COLLABORATIVE DIVORCE is an option when both parties agree not to go to court to resolve their issues. Instead the parties attempt to reach a fair settlement by participating in a series of four-way meetings that include the two parties and their lawyers. At the onset, the parties sign a participation agreement, in which the parties and their lawyers agree as follows:

  1. The lawyers will not litigate the case. If the settlement process fails and the parties decide to litigate, the original attorneys must withdraw and the parties must retain new lawyers.
  2. Neither party will take advantage of mistakes by the other side.
  3. The parties will freely disclose all pertinent information and will not hide any material facts.
  4. What is said in the settlement meetings remains confidential.
  5. Everyone will behave courteously and in good faith.

Collaborative divorce is a team approach. Divorce coaches are available to help maintain smooth negotiations and help clarify long term goals. Neutral child development professionals may also be used to present shared parenting plan options and educate the parties on child development needs. Neutral financial experts can also be used to educate one or both parties on options for long-term financial security, dividing assets, and/or valuing a business. This collaborative process can greatly reduce the typical anxieties often associated with a litigated divorce, as well as provide for a less costly process when compared to the costs of litigation.

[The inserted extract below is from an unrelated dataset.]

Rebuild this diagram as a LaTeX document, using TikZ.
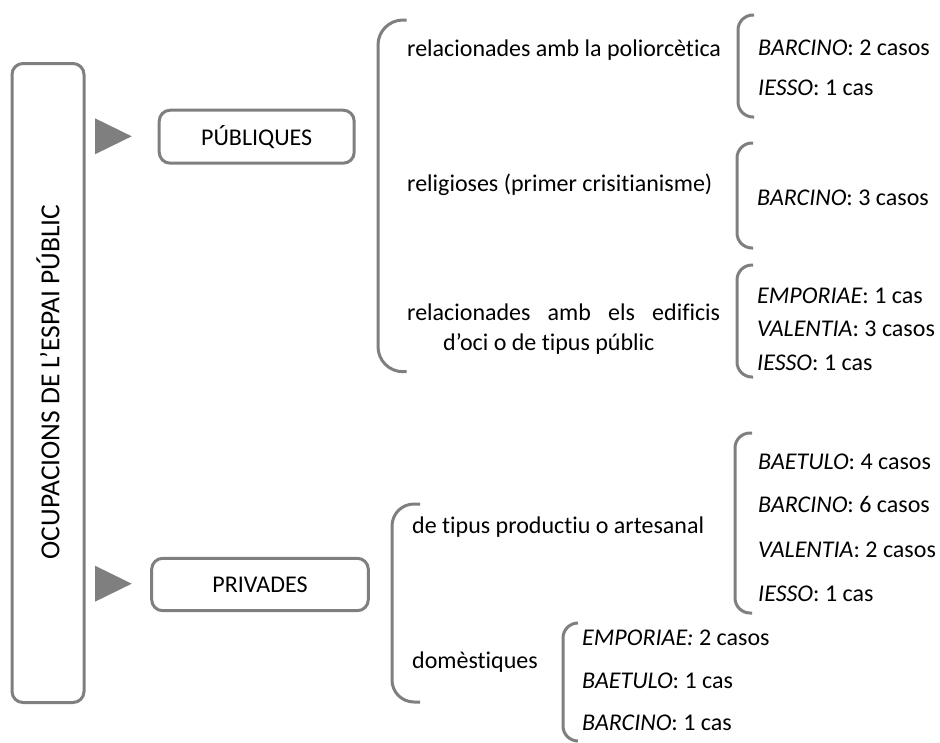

The lower stress levels of collaborative divorce help both parties and their children adjust to the new circumstances. Moreover, because the attorneys will have to withdraw if the parties do not reach an agreement in collaborative divorce, the attorneys have an extra incentive to work towards a joint resolution.

Collaborative divorce is NOT a good option in situations involving domestic abuse, drug or alcohol addiction, or serious mental illness.